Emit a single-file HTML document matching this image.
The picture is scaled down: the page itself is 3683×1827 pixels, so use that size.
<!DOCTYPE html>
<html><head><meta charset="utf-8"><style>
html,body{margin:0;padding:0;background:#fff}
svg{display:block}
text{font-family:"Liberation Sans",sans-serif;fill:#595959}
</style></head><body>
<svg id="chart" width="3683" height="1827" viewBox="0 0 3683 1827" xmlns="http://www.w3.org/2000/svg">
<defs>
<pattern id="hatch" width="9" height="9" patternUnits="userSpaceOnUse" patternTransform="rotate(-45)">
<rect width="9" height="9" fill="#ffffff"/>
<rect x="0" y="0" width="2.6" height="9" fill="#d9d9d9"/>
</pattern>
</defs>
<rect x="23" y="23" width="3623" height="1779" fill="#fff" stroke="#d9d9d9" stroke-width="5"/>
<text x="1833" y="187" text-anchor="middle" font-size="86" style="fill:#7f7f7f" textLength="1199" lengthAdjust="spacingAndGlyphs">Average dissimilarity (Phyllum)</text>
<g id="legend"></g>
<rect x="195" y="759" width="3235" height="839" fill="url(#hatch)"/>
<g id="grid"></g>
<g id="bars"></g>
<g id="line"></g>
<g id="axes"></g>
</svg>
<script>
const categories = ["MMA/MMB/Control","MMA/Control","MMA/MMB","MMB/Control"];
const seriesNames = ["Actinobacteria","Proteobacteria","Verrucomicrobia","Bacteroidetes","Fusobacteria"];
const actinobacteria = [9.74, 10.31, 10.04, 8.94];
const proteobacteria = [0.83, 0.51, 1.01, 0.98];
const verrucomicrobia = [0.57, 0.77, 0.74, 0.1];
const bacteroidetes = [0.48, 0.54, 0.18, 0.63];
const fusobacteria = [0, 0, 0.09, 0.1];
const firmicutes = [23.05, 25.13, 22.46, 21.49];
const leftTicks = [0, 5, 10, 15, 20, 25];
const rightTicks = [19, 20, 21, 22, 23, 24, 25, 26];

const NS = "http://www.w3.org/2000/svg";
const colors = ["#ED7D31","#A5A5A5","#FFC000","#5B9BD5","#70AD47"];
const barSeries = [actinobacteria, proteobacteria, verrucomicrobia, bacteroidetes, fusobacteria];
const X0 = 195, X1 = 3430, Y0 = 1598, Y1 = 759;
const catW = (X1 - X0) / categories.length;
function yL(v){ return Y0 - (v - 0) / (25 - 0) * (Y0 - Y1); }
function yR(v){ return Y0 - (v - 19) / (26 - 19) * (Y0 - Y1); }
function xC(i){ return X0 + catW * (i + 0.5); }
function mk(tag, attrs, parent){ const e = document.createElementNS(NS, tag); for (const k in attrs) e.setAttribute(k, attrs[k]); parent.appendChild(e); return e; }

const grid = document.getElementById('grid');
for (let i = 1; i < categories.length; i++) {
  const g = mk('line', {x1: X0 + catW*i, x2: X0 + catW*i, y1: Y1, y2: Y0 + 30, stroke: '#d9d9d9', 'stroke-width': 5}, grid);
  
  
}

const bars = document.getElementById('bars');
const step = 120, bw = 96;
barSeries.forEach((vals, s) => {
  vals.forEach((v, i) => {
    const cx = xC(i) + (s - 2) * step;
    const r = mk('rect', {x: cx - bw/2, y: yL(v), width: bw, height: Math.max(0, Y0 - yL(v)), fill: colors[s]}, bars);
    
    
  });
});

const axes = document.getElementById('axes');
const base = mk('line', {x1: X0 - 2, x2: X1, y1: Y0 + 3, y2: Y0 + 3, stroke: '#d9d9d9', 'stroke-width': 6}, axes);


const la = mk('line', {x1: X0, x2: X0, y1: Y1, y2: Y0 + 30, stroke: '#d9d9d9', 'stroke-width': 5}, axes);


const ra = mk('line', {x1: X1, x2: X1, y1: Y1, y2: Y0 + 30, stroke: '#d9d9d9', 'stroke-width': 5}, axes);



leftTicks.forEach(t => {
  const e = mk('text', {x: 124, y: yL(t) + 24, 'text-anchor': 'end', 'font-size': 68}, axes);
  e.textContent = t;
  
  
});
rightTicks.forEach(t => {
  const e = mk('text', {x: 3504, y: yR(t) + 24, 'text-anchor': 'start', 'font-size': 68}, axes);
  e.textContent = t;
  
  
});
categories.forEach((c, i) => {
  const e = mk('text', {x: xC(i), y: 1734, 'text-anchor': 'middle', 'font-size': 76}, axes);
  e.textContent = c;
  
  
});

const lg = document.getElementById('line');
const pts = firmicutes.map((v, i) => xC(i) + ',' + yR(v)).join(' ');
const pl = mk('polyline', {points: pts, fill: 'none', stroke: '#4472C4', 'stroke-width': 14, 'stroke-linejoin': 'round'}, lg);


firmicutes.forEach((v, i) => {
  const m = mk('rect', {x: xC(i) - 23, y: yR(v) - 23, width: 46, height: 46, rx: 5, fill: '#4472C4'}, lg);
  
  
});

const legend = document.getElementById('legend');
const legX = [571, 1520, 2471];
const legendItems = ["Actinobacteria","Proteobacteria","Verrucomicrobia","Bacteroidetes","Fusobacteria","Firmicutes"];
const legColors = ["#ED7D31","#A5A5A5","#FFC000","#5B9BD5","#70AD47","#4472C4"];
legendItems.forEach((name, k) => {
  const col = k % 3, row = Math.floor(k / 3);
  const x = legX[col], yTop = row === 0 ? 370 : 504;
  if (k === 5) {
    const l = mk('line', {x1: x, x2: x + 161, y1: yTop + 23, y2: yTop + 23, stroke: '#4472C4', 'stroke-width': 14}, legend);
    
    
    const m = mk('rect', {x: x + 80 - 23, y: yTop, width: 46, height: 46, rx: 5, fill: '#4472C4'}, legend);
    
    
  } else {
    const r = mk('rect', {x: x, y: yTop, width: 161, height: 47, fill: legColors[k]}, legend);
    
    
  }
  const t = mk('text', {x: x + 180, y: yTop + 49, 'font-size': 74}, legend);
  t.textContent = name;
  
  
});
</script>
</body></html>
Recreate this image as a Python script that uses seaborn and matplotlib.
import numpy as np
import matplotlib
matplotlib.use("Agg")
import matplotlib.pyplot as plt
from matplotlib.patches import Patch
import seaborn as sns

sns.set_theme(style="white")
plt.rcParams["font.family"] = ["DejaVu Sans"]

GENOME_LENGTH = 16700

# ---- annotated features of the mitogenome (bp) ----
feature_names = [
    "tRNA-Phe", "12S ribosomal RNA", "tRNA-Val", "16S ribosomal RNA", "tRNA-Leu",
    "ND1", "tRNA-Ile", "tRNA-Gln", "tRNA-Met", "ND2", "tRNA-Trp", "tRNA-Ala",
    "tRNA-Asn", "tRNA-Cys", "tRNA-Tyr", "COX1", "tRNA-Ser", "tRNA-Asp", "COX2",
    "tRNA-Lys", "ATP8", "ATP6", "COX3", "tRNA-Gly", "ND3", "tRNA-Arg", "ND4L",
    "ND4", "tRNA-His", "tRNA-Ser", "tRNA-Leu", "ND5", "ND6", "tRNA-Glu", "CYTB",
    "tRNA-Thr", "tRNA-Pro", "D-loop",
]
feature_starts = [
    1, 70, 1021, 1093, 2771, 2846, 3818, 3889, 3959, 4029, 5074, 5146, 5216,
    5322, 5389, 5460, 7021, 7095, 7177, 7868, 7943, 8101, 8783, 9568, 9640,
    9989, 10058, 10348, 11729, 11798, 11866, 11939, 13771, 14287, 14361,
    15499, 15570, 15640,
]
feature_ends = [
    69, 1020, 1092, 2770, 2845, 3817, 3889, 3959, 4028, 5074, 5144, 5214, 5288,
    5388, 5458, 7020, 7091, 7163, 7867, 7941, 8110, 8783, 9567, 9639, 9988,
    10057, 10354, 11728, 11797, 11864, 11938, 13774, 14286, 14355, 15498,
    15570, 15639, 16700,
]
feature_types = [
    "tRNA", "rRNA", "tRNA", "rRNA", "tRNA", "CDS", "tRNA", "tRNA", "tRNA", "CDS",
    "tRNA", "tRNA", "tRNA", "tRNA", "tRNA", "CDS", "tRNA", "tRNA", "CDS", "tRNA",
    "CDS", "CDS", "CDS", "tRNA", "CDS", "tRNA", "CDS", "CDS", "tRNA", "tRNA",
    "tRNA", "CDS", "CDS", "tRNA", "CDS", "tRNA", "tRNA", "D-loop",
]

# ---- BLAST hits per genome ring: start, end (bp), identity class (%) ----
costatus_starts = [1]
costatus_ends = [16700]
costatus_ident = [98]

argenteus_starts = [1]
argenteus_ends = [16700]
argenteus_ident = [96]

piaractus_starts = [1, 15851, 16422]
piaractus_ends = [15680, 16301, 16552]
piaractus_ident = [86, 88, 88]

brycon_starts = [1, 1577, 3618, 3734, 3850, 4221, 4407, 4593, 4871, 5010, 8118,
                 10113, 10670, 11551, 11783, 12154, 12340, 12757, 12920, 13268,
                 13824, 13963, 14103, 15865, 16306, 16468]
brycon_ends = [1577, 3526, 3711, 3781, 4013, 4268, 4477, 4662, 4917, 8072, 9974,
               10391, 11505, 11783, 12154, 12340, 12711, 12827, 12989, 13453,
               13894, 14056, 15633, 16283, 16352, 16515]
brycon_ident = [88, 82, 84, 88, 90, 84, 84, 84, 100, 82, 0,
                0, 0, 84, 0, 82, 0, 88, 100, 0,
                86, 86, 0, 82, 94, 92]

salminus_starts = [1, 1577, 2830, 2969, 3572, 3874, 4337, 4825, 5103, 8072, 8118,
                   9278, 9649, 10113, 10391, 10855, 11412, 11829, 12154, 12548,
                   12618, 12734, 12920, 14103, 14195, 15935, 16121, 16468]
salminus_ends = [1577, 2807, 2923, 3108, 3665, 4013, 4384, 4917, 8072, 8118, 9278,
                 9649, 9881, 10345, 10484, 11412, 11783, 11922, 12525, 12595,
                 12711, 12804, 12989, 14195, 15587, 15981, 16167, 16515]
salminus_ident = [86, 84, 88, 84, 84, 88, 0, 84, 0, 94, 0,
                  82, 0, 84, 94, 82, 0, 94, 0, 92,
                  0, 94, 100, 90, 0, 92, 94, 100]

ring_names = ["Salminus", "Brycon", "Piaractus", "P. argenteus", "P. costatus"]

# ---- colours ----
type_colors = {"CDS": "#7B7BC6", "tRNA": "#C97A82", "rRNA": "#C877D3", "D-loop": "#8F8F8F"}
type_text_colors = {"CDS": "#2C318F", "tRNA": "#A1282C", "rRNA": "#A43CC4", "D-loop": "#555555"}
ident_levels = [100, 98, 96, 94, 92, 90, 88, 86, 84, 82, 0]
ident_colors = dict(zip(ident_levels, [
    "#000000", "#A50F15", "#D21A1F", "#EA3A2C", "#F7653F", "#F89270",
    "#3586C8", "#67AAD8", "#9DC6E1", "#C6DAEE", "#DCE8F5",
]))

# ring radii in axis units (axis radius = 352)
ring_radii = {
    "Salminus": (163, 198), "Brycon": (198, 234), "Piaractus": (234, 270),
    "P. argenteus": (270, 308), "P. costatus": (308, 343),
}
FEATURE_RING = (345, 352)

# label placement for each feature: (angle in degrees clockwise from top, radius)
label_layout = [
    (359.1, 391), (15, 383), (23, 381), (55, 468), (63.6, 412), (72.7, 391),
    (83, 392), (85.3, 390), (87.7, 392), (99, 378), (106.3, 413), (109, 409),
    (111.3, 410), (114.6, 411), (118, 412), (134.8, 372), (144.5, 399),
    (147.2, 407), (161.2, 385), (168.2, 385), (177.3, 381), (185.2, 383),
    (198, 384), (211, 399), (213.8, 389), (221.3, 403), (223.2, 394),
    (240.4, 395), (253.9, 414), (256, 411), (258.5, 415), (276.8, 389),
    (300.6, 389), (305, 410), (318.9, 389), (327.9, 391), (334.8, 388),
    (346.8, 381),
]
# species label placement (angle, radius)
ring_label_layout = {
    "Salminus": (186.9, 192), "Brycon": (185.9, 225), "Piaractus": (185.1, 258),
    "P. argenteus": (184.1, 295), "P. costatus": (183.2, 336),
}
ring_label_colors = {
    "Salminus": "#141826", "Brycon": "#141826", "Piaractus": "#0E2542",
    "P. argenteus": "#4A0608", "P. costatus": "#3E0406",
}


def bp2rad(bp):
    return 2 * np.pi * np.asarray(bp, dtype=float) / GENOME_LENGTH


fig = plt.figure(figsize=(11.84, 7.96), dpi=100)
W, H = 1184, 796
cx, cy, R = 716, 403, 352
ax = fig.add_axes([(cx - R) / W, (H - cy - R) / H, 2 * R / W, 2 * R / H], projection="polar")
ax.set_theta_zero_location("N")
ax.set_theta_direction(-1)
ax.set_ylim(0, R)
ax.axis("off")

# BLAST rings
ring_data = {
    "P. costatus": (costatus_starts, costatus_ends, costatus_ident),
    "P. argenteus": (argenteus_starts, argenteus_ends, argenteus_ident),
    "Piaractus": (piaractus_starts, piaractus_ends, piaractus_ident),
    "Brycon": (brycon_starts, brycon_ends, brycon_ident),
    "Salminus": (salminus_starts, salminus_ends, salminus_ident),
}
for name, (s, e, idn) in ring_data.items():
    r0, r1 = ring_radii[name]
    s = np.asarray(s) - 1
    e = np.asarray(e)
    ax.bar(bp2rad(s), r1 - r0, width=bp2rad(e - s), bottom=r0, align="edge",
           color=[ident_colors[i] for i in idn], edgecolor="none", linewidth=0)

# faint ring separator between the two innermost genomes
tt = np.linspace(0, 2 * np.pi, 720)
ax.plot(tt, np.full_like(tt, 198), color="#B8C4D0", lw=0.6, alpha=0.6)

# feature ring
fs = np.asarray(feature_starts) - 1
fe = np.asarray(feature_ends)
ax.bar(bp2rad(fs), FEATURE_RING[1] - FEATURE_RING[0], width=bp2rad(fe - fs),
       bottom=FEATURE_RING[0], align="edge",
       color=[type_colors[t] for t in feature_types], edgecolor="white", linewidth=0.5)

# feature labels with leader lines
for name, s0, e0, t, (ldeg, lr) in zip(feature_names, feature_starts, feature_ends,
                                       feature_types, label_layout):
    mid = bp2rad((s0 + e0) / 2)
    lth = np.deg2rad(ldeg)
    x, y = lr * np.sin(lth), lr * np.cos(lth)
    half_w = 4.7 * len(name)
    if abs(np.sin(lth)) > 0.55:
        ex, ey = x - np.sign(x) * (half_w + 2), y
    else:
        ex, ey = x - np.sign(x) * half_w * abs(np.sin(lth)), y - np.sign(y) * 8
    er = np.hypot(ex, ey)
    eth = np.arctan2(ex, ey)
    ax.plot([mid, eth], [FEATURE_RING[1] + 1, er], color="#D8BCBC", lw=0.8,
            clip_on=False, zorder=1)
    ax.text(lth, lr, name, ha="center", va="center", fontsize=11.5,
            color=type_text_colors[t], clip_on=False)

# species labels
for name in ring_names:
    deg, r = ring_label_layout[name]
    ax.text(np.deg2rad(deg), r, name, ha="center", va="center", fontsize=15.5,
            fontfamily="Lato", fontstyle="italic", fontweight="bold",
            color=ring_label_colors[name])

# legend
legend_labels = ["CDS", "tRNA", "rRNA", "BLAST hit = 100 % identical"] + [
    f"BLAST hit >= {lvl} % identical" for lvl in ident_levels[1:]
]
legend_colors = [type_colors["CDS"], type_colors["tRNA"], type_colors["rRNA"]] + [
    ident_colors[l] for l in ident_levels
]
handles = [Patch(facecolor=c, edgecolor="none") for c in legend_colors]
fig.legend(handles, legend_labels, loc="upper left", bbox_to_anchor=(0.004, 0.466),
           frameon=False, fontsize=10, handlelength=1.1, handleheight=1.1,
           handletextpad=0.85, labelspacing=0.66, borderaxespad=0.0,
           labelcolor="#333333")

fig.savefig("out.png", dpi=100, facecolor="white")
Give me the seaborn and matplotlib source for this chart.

———

## [Task brief]
Give again the run of lines that opens at the line with "Recreate this image" and closes at the line with "GENOME_LENGTH = 16700", exactly, and only that run.

## [Response]
Recreate this image as a Python script that uses seaborn and matplotlib.
import numpy as np
import matplotlib
matplotlib.use("Agg")
import matplotlib.pyplot as plt
from matplotlib.patches import Patch
import seaborn as sns

sns.set_theme(style="white")
plt.rcParams["font.family"] = ["DejaVu Sans"]

GENOME_LENGTH = 16700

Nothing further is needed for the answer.